Я не во Вьетнаме. Но где я?
Крик.
Мой?
Нет.
Да.
Думать не получается. Голова очень болит. Глаза закрываются. Что бы там ни было, я не хочу это видеть.
Темно.
Тихо.
— Фрэнки. Фрэнки Макграт, ты меня слышишь?
Фрэнки разобрала свое имя и попыталась ответить, но рот словно зашили, в голове все еще пульсировала боль.
— Фрэнки.
На то, чтобы открыть глаза, ушла целая вечность. Дальше надо было поднять голову. Она видела только собственные руки. На запястьях красные отметины.
Глаза медленно сфокусировались. Он стоял на стене, как будто гравитация на него не действовала.
А может, она просто наклонила голову. Она ослепла на один глаз. Нет. Это волосы упали на лицо и закрыли обзор. Она медленно подняла трясущуюся руку и убрала волосы с лица.
Он стоял перед ней.
Генри.
На нее накатила волна стыда, а следом — облегчения.
— Я вытащу тебя отсюда, как только смогу, хорошо?
Ничего громче шепота у нее не получилось. «Спасибо» оказалось
слишком сложным словом. Она выдавила только:— Спа-а-а.
Он взял ее за руку.
Она посмотрела вниз, надеясь почувствовать его прикосновение.
У Фрэнки резко сдавило сердце. Грудь пронзила ослепляющая боль.
Она села, пытаясь отдышаться.
В висках стучало, перед глазами плясали белые звездочки.
В грудь будто ударили кулаком: тупая, ноющая боль. Она вспотела, ее трясло.
Где она?
Первое, что пришло в голову, — ее комната в общежитии.
Низкая односпальная кровать, дешевое постельное белье. Комод с тремя ящиками. Ни зеркала. Ни шкафа.

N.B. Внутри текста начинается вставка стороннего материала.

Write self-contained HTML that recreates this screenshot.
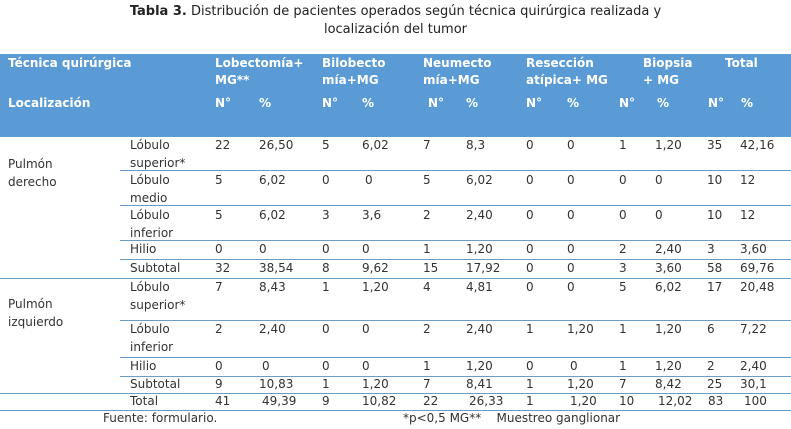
<!DOCTYPE html>
<html><head><meta charset="utf-8"><style>
body{margin:0;width:791px;height:429px;background:#fff;position:relative;overflow:hidden;font-family:"DejaVu Sans","Liberation Sans",sans-serif;font-size:12px;color:#333;}
.t{position:absolute;white-space:nowrap;line-height:18px}
.h{position:absolute;white-space:nowrap;color:#fff;font-weight:bold;line-height:17px;font-size:12px}
.l{position:absolute;height:1px;background:#6a9cc8}
#hd{position:absolute;left:0;top:54px;width:791px;height:83px;background:#5b9bd5}
</style></head><body>
<div class="t" style="left:0;width:791px;text-align:center;top:3px;font-size:13px;color:#222"><b>Tabla 3.</b> Distribución de pacientes operados según técnica quirúrgica realizada y</div>
<div class="t" style="left:0;width:791px;text-align:center;top:21px;font-size:13px;color:#222">localización del tumor</div>
<div id="hd"></div>
<div class="h" style="left:8px;top:55px">Técnica quirúrgica</div>
<div class="h" style="left:215px;top:55px">Lobectomía+<br>MG**</div>
<div class="h" style="left:322px;top:55px">Bilobecto<br>mía+MG</div>
<div class="h" style="left:423px;top:55px">Neumecto<br>mía+MG</div>
<div class="h" style="left:526px;top:55px">Resección<br>atípica+ MG</div>
<div class="h" style="left:643px;top:55px">Biopsia<br>+ MG</div>
<div class="h" style="left:725px;top:55px">Total</div>
<div class="h" style="left:8px;top:95px">Localización</div>
<div class="h" style="left:215px;top:95px">N°</div><div class="h" style="left:259px;top:95px">%</div>
<div class="h" style="left:322px;top:95px">N°</div><div class="h" style="left:362px;top:95px">%</div>
<div class="h" style="left:428px;top:95px">N°</div><div class="h" style="left:466px;top:95px">%</div>
<div class="h" style="left:526px;top:95px">N°</div><div class="h" style="left:567px;top:95px">%</div>
<div class="h" style="left:619px;top:95px">N°</div><div class="h" style="left:657px;top:95px">%</div>
<div class="h" style="left:708px;top:95px">N°</div><div class="h" style="left:741px;top:95px">%</div>

<div class="t" style="left:8px;top:155px">Pulmón<br>derecho</div>
<div class="t" style="left:8px;top:295px">Pulmón<br>izquierdo</div>

<div class="l" style="left:120px;width:671px;top:170px"></div>
<div class="l" style="left:120px;width:671px;top:205px"></div>
<div class="l" style="left:120px;width:671px;top:240px"></div>
<div class="l" style="left:120px;width:671px;top:259px"></div>
<div class="l" style="left:0;width:791px;top:278px"></div>
<div class="l" style="left:120px;width:671px;top:320px"></div>
<div class="l" style="left:120px;width:671px;top:357px"></div>
<div class="l" style="left:120px;width:671px;top:376px"></div>
<div class="l" style="left:0;width:791px;top:393px"></div>
<div class="l" style="left:0;width:791px;top:410px"></div>

<div class="t" style="left:130px;top:136px">Lóbulo<br>superior*</div>
<div class="t" style="left:130px;top:171px">Lóbulo<br>medio</div>
<div class="t" style="left:130px;top:206px">Lóbulo<br>inferior</div>
<div class="t" style="left:130px;top:240px">Hilio</div>
<div class="t" style="left:130px;top:259px">Subtotal</div>
<div class="t" style="left:130px;top:278px">Lóbulo<br>superior*</div>
<div class="t" style="left:130px;top:320px">Lóbulo<br>inferior</div>
<div class="t" style="left:130px;top:357px">Hilio</div>
<div class="t" style="left:130px;top:375px">Subtotal</div>
<div class="t" style="left:130px;top:392px">Total</div>

<div style="position:absolute;left:0;top:136px">
<span class="t" style="left:215px">22</span><span class="t" style="left:259px">26,50</span><span class="t" style="left:322px">5</span><span class="t" style="left:362px">6,02</span><span class="t" style="left:423px">7</span><span class="t" style="left:466px">8,3</span><span class="t" style="left:526px">0</span><span class="t" style="left:567px">0</span><span class="t" style="left:619px">1</span><span class="t" style="left:655px">1,20</span><span class="t" style="left:707px">35</span><span class="t" style="left:740px">42,16</span></div>
<div style="position:absolute;left:0;top:171px">
<span class="t" style="left:215px">5</span><span class="t" style="left:259px">6,02</span><span class="t" style="left:322px">0</span><span class="t" style="left:365px">0</span><span class="t" style="left:423px">5</span><span class="t" style="left:466px">6,02</span><span class="t" style="left:526px">0</span><span class="t" style="left:567px">0</span><span class="t" style="left:619px">0</span><span class="t" style="left:655px">0</span><span class="t" style="left:707px">10</span><span class="t" style="left:740px">12</span></div>
<div style="position:absolute;left:0;top:206px">
<span class="t" style="left:215px">5</span><span class="t" style="left:259px">6,02</span><span class="t" style="left:322px">3</span><span class="t" style="left:362px">3,6</span><span class="t" style="left:423px">2</span><span class="t" style="left:466px">2,40</span><span class="t" style="left:526px">0</span><span class="t" style="left:567px">0</span><span class="t" style="left:619px">0</span><span class="t" style="left:655px">0</span><span class="t" style="left:707px">10</span><span class="t" style="left:740px">12</span></div>
<div style="position:absolute;left:0;top:240px">
<span class="t" style="left:215px">0</span><span class="t" style="left:259px">0</span><span class="t" style="left:322px">0</span><span class="t" style="left:362px">0</span><span class="t" style="left:423px">1</span><span class="t" style="left:466px">1,20</span><span class="t" style="left:526px">0</span><span class="t" style="left:567px">0</span><span class="t" style="left:619px">2</span><span class="t" style="left:655px">2,40</span><span class="t" style="left:707px">3</span><span class="t" style="left:740px">3,60</span></div>
<div style="position:absolute;left:0;top:259px">
<span class="t" style="left:215px">32</span><span class="t" style="left:259px">38,54</span><span class="t" style="left:322px">8</span><span class="t" style="left:362px">9,62</span><span class="t" style="left:423px">15</span><span class="t" style="left:466px">17,92</span><span class="t" style="left:526px">0</span><span class="t" style="left:567px">0</span><span class="t" style="left:619px">3</span><span class="t" style="left:655px">3,60</span><span class="t" style="left:707px">58</span><span class="t" style="left:740px">69,76</span></div>
<div style="position:absolute;left:0;top:278px">
<span class="t" style="left:215px">7</span><span class="t" style="left:259px">8,43</span><span class="t" style="left:322px">1</span><span class="t" style="left:362px">1,20</span><span class="t" style="left:423px">4</span><span class="t" style="left:466px">4,81</span><span class="t" style="left:526px">0</span><span class="t" style="left:567px">0</span><span class="t" style="left:619px">5</span><span class="t" style="left:655px">6,02</span><span class="t" style="left:707px">17</span><span class="t" style="left:740px">20,48</span></div>
<div style="position:absolute;left:0;top:320px">
<span class="t" style="left:215px">2</span><span class="t" style="left:259px">2,40</span><span class="t" style="left:322px">0</span><span class="t" style="left:362px">0</span><span class="t" style="left:423px">2</span><span class="t" style="left:466px">2,40</span><span class="t" style="left:526px">1</span><span class="t" style="left:567px">1,20</span><span class="t" style="left:619px">1</span><span class="t" style="left:655px">1,20</span><span class="t" style="left:707px">6</span><span class="t" style="left:740px">7,22</span></div>
<div style="position:absolute;left:0;top:357px">
<span class="t" style="left:215px">0</span><span class="t" style="left:262px">0</span><span class="t" style="left:322px">0</span><span class="t" style="left:362px">0</span><span class="t" style="left:423px">1</span><span class="t" style="left:466px">1,20</span><span class="t" style="left:526px">0</span><span class="t" style="left:570px">0</span><span class="t" style="left:619px">1</span><span class="t" style="left:655px">1,20</span><span class="t" style="left:707px">2</span><span class="t" style="left:740px">2,40</span></div>
<div style="position:absolute;left:0;top:375px">
<span class="t" style="left:215px">9</span><span class="t" style="left:259px">10,83</span><span class="t" style="left:322px">1</span><span class="t" style="left:362px">1,20</span><span class="t" style="left:423px">7</span><span class="t" style="left:466px">8,41</span><span class="t" style="left:526px">1</span><span class="t" style="left:567px">1,20</span><span class="t" style="left:619px">7</span><span class="t" style="left:655px">8,42</span><span class="t" style="left:707px">25</span><span class="t" style="left:740px">30,1</span></div>
<div style="position:absolute;left:0;top:392px">
<span class="t" style="left:215px">41</span><span class="t" style="left:262px">49,39</span><span class="t" style="left:322px">9</span><span class="t" style="left:362px">10,82</span><span class="t" style="left:423px">22</span><span class="t" style="left:469px">26,33</span><span class="t" style="left:526px">1</span><span class="t" style="left:570px">1,20</span><span class="t" style="left:619px">10</span><span class="t" style="left:658px">12,02</span><span class="t" style="left:708px">83</span><span class="t" style="left:744px">100</span></div>

<div class="t" style="left:103px;top:409px">Fuente: formulario.</div>
<div class="t" style="left:403px;top:409px">*p&lt;0,5 MG**&nbsp;&nbsp;&nbsp;&nbsp;Muestreo ganglionar</div>
</body></html>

Она вытащила ноги из-под одеяла — бледные, худые, в носках.
Как же болит голова.
Ее чем-то накачали? Она была очень вялой.
Она встала, голова закружилась, к горлу подступила тошнота. Она досчитала до десяти, и все прошло.
Что на ней надето? Обрезанные шорты, носки, большая разноцветная футболка. Чьи это вещи?
Она медленно подошла к двери, предполагая, что та будет заперта.
Психиатрическое отделение.
Вот где она была. Теперь она вспомнила: океан, «скорая», плачущий отец. Дверь открылась. Фрэнки увидела коридор, она как будто попала в начальную школу: линолеум, плакаты на стенах, в окна светит слепящее солнце. Она осторожно шагнула вперед, провела пальцами по пластиковым панелям под дерево, просто чтобы не потерять равновесие. Головная боль усиливалась.
Она прошла мимо комнаты, похожей на школьный класс, люди сидели на расставленных в круг стульях и разговаривали.
— Я был на самом дне, — сказал кто-то из них.
— Фрэнсис Макграт?
Она обернулась и увидела, что к ней приближается девушка. Мимо прошел какой-то мужчина, что-то бормоча себе под нос.
— Возвращайся в палату, Клетус, — сказала ему девушка.
Девушка была очень красива — оленьи глаза, каскад пышных каштановых волос. На ней было блеклое расклешенное платье, которое доходило почти до щиколоток, и коричневые замшевые сандалии. На тонком запястье висело шесть или семь браслетов из деревянных бусин.
— Я Джилл Лэндис, психолог. Веду здесь группу.
Она взяла Фрэнки за руку и повела по коридору мимо закрытых дверей, мимо приемной с плакатом «Сегодня тот самый день!».
— Вас ждет главврач. Как вы себя чувствуете?
— Голова, — сказала Фрэнки. — Слабость.
— Сейчас.
Она остановилась у стойки, дала Фрэнки две таблетки аспирина и стакан воды.
Не поблагодарив, Фрэнки проглотила таблетки и быстро запила водой.
Они двинулись дальше. Джилл остановилась перед закрытой дверью, сжала руку Фрэнки.
— Я записала вас в группу на два часа. Групповая терапия помогает больше, чем вы думаете. Особенно ветеранам.
— Группа? Терапия? Я не хочу…
— Это просто беседа, Фрэнки. К тому же это обязательно. — Она постучала в дверь.
— Войдите.
Джилл открыла дверь:
— Увидимся, Фрэнки.
Фрэнки двинулась вперед — один шаг, другой. Она была в одних носках. Где ее обувь?
Дверь со стуком закрылась за ее спиной.
— Привет, Фрэнки.
Она подняла голову, когда Генри уже стоял рядом, готовый обнять ее. Объятие было таким неожиданным и таким знакомым.